AI Insight
This theoretical study demonstrates that cells can exhibit bistable traction forces when interacting with strain-stiffening extracellular matrix (ECM). The researchers found that a positive feedback loop exists where cellular tractions stiffen the ECM, which in turn causes cells to exert even stronger tractions, leading to discontinuous transitions between low and high traction states. This bistability produces hysteresis effects and can be triggered by increases in either ECM nonlinear elasticity or cellular contractility.
Why it matters
The findings could explain how cells coordinate collective migration during critical biological processes like embryonic development and tumor metastasis as tissue stiffness changes. The bistable mechanism may also provide cells with robust mechanical sensing capabilities when navigating through tissues with varying stiffness, which has implications for understanding cancer spread and designing biomaterials for tissue engineering.
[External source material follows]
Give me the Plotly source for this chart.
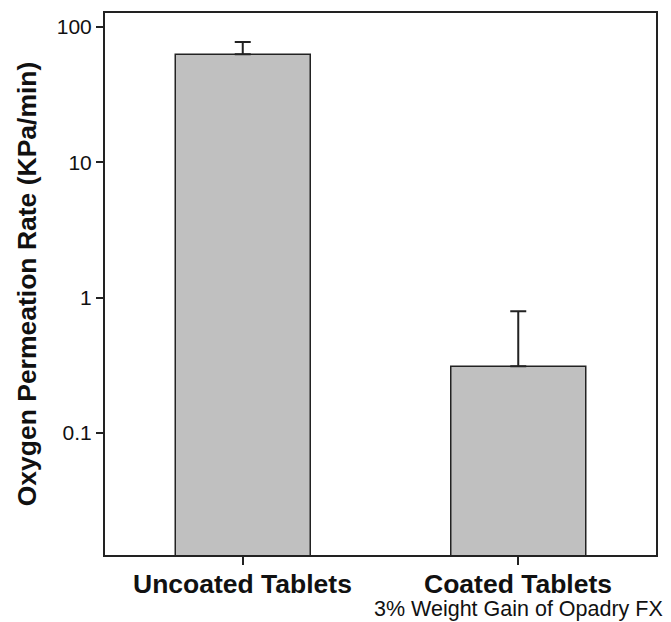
import plotly.graph_objects as go

categories = ["Uncoated Tablets", "Coated Tablets"]
rates = [62.8, 0.312]
upper_err = [14.6, 0.483]
subtitle = "3% Weight Gain of Opadry FX"
y_tick_vals = [0.1, 1, 10, 100]
y_tick_text = ["0.1", "1", "10", "100"]

fig = go.Figure()
fig.add_trace(go.Bar(
    x=categories, y=rates,
    marker=dict(color="#c0c0c0", line=dict(color="#222222", width=1.5)),
    width=0.49,
    error_y=dict(type="data", symmetric=False, array=upper_err,
                 arrayminus=[0, 0], color="#222222", thickness=2, width=8),
))

fig.update_layout(
    width=671, height=622,
    margin=dict(l=105, r=15, t=13, b=67),
    plot_bgcolor="white", paper_bgcolor="white",
    showlegend=False,
    font=dict(family="Liberation Sans, Arial, sans-serif", color="#111111"),
)
fig.update_xaxes(
    range=[-0.5, 1.5], showticklabels=False,
    showline=True, linecolor="#222222", linewidth=2, mirror=True,
    ticks="outside", ticklen=8, tickwidth=1.5, tickcolor="#222222",
)
fig.update_yaxes(
    type="log", range=[-1.90, 2.103],
    tickvals=y_tick_vals, ticktext=y_tick_text,
    tickfont=dict(size=21, color="#111111"),
    showline=True, linecolor="#222222", linewidth=2, mirror=True,
    ticks="outside", ticklen=7, tickwidth=1.5, tickcolor="#222222",
    showgrid=False, zeroline=False,
    title=dict(text="<b>Oxygen Permeation Rate (KPa/min)</b>",
               font=dict(size=26.5, color="#111111"), standoff=12),
)

for cat in categories:
    fig.add_annotation(x=cat, xref="x", y=0, yref="paper", yanchor="top",
                       yshift=-12, text="<b>" + cat + "</b>", showarrow=False,
                       font=dict(size=26.5, color="#111111"))
fig.add_annotation(x=categories[1], xref="x", y=0, yref="paper", yanchor="top",
                   yshift=-40, text=subtitle, showarrow=False,
                   font=dict(size=21.5, color="#111111"))

fig.write_html("out.html", config={"displayModeBar": False},
               post_script="document.body.style.margin='0';")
arXiv:2606.03669v1 Announce Type: cross
Abstract: To migrate, cells exert traction forces on the extracellular matrix (ECM) — a biopolymer network that often exhibits nonlinear strain-stiffening elasticity. Cellular tractions can therefore stiffen the ECM. At the same time, cells exert stronger tractions on stiffer ECM. Here, we show theoretically that this traction-stiffness feedback can produce traction bistability and hysteresis. As a result, increasing either the ECM’s nonlinear elasticity or cellular contractility leads to a discontinuous transition from low to high tractions. This traction jump might trigger collective cell migration as the ECM stiffens, for example during development and tumor progression. Moreover, the bistable behavior might provide robustness to cellular traction forces when cells migrate through mechanically heterogeneous environments.